Comic-Strip Generals

One-armed, egg-bald "General Bruno" is a comic-strip character who can do with his one arm what most ordinary mortals would be proud to do with two. In the Bell Syndicate's strip, "Miss Fury" the General is frustrated by Brazilian guerrillas in his campaign to open the way for an Axis invasion. In his latest battle the Brazilians destroyed his soldiers' tanks, guns, helmets and even their belt buckles with metal-dissolving pellets, leaving the bewildered Germans unarmed and helpless under a hail of arrows.

Though General Bruno is pure fiction, he has his counterpart in mysterious General Gunther Niedenfuhr, onetime German Military Attache in Argentina, subsequently Military Attache in Brazil. About the time that General Bruno was getting his mechanized army set for battle, General Niedenfuhr was bounced back to Berlin with other Axis diplomats in South America. But, like his comic-strip colleague, the General had done some good work for his bosses while in Brazil. Last week Brazilians were beginning to learn what lay behind his ingratiating fagade.

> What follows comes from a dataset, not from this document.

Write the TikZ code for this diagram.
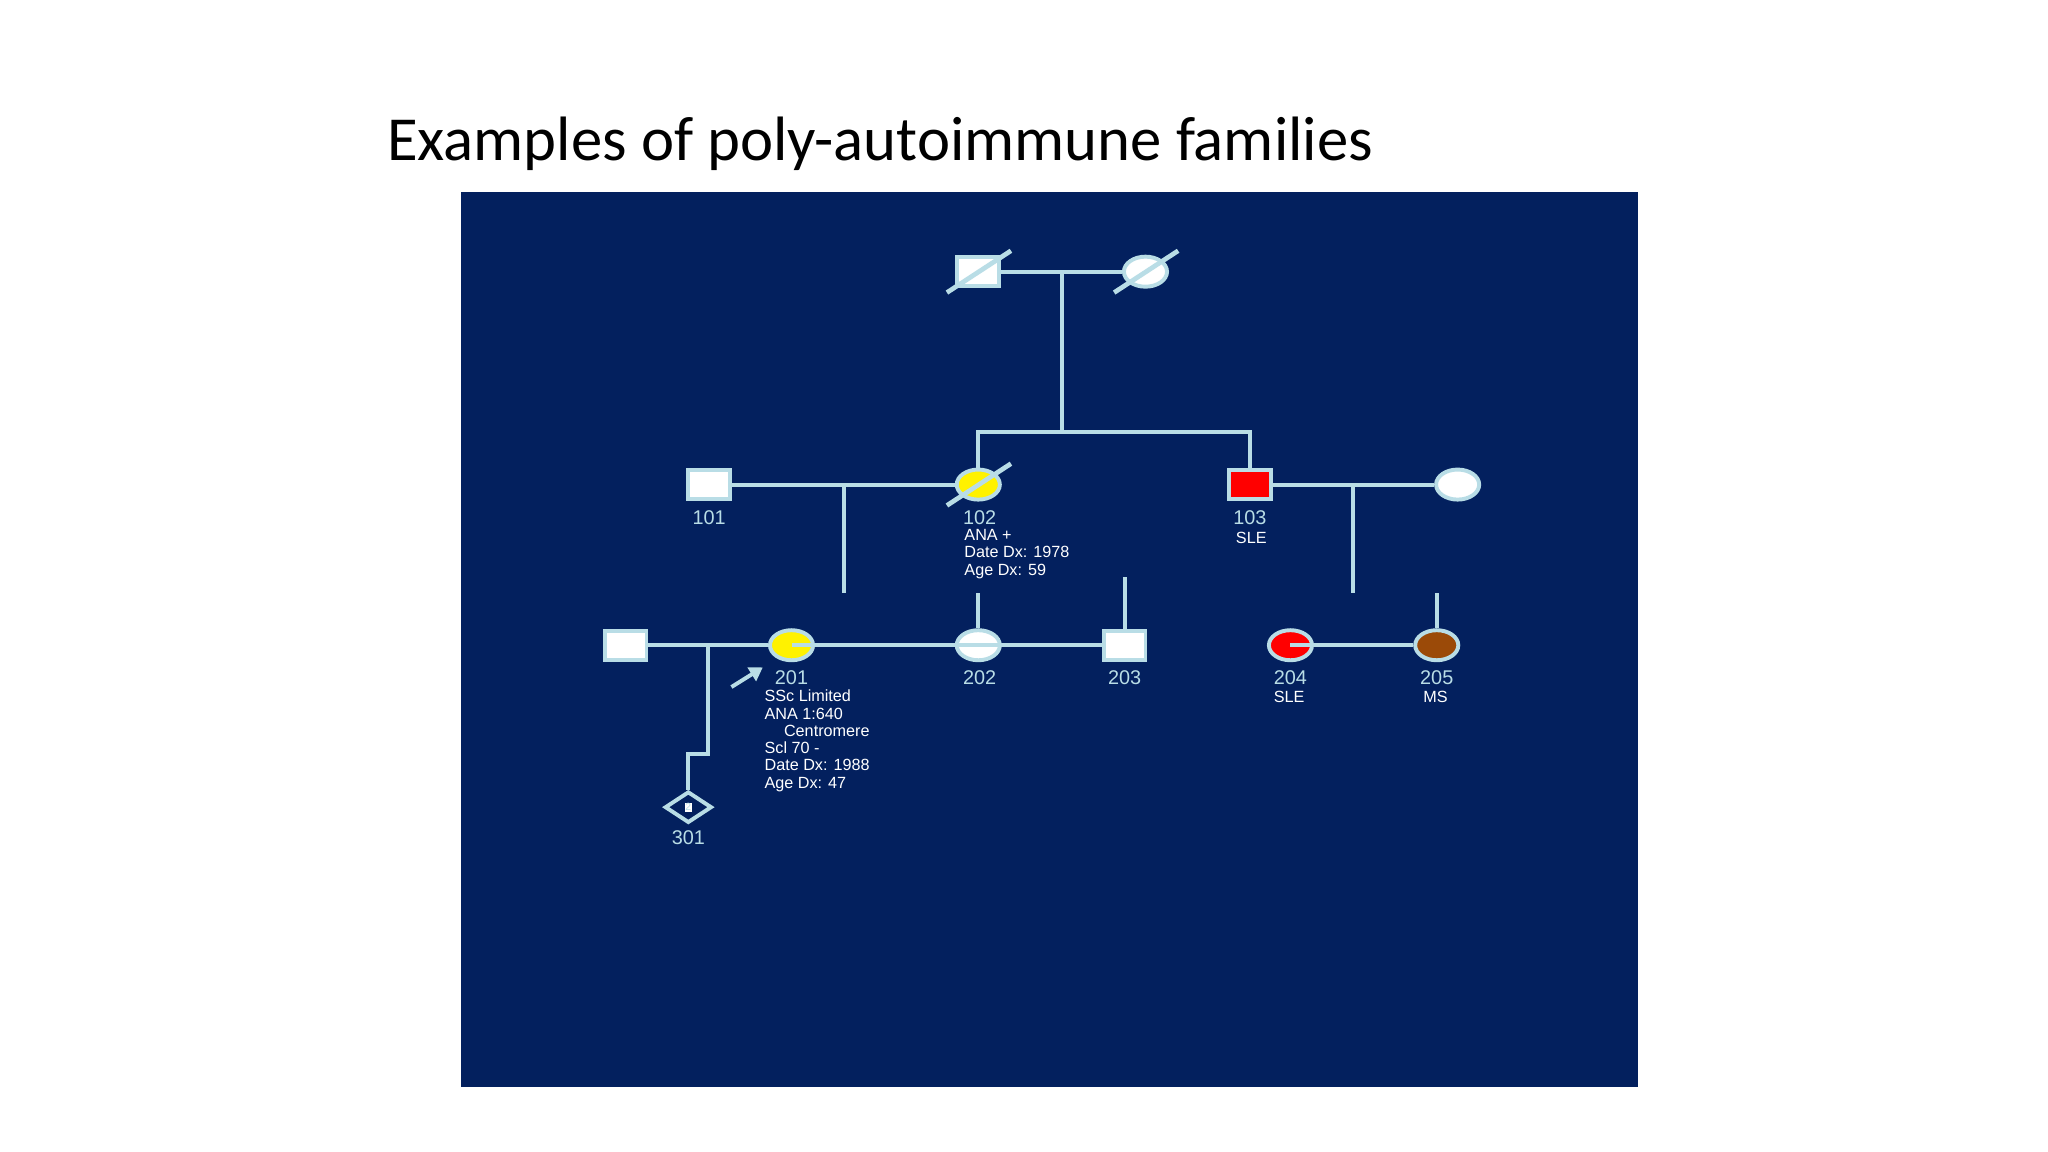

General Niedenfuhr had organized an efficient espionage and propaganda organization. Down in the south of Brazil, where an estimated million people of German descent live, he had set about laying the foundation for an effective fifth-column force. Though he did not have the full equipment his fictional colleague enjoys, he organized "shooting clubs" in nearly every good-sized town, used yacht clubs, youth organizations, possibly even a glider school as other fronts. Given time, some Brazilians thought, he might have raised a force of several hundred thousand.

The ultimate goal of all this activity seemed to be the same as General Bruno's efforts: an army which would operate within the country while the Axis invaded from across the South Atlantic. Spy-busting Major Olinto Franca Almeida y Sa,* Police Chief of the State of Sao Paulo, said the Nazi plan was to invade by air last May. The plot was uncovered when the police intercepted a Nazi agent's message. Only the fact that Russia upset the German timetable, guessed the Major, prevented the plot from being carried out.

*Credited last spring with having broken up a Nazi espionage system in southern Brazil, thereby incidentally saving the Queen Mary, with 10,000 troops aboard, from ambush by Nazi U-boats.